青春ゾンビ

ポップカルチャーととんかつ

北白川たまこ(洲崎綾)『ドラマチックマーケットライド』

素晴らしいシングルです。表題曲「ドラマチックマーケットライド」の多幸感、疾走感、それでいて下世話な所を一切感じさせないこの品のよさは、久しぶりにお茶の間に流れていて欲しい普遍的なアニメソングの登場ではないだろうか。

複雑な展開をポップに響かせる片岡知子の才能に感服。管弦のカラフルな響きや「パパパー」というフリッパーズライクなコーラスから始まる渋谷系サウンドを構築する宮川弾の仕事も効いています。このソフトロック然とした楽曲をアニメソングの枠にキープしている洲崎綾のボーカルの、微妙に楽譜からズレているような感覚も癖になる。なんとドラムはNONA REEVESの小松シゲル!カップリングの「ともろう」は岡村みどりが作曲、編曲を担当して、作詞は図書館、グレンスミスなどの宮崎貴士ワークスを担う足立守正という布陣。ストレンジさをキープしながら童謡のようなポップなメロディー、近年のアニメソングとしては異例の柔らかい音像のアレンジ。歌詞は一体何話までの脚本を読んで書かれたものなのか気になるが、絶妙に『たまこまーけっと』の世界観に倣った「街の灯り」を「明日」に託す((灯る」→「トゥモロー」)という素晴らしい仕事っぷり。圧巻はまるで街の人々の暮らしの声が響きだしたかのようなコーラス部分で、これぞ「シティポップ」ならぬ「商店街ポップ」でございます。


このシングルが出るまでマニュアル・オブ・エラーズ・アーティスツという会社が存在する事を知らなかった。
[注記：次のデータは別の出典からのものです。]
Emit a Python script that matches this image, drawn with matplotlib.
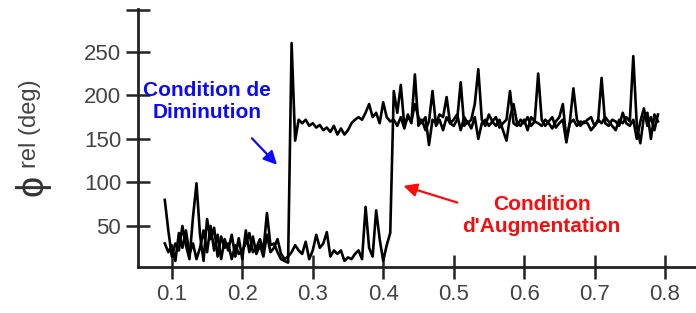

テレビ、ゲーム、映画、CM音楽やグラフィックデザインまで手掛けるカンパニーだそうなのだけど、代表は『たまこまーけっと』のエンディングテーマ「ねごと」作曲の山口優。前述通り『たまこまーけっと』のOP、EDに大きく関わる宮川禅(元ラブ・タンバリンズ安藤裕子のキャリアにおいても珠玉のナンバー「さみしがり屋の言葉達」「ドラマチックレコード」の作曲者としてもお馴染み)、片岡知子、岡村みどりもこのカンパニーの所属なのだそうだ。更にはヒゲの未亡人での活動や黒沢清映画の音楽で著名なゲイリー芦屋(「ともろう」のトラックのプログラミングも担当)なども所属。凄いメンバーである。こんな集団が京都アニメーションという、いつでもマスの中心を狙える所と仕事をしている、というのに一抹の希望を抱いてしまいます。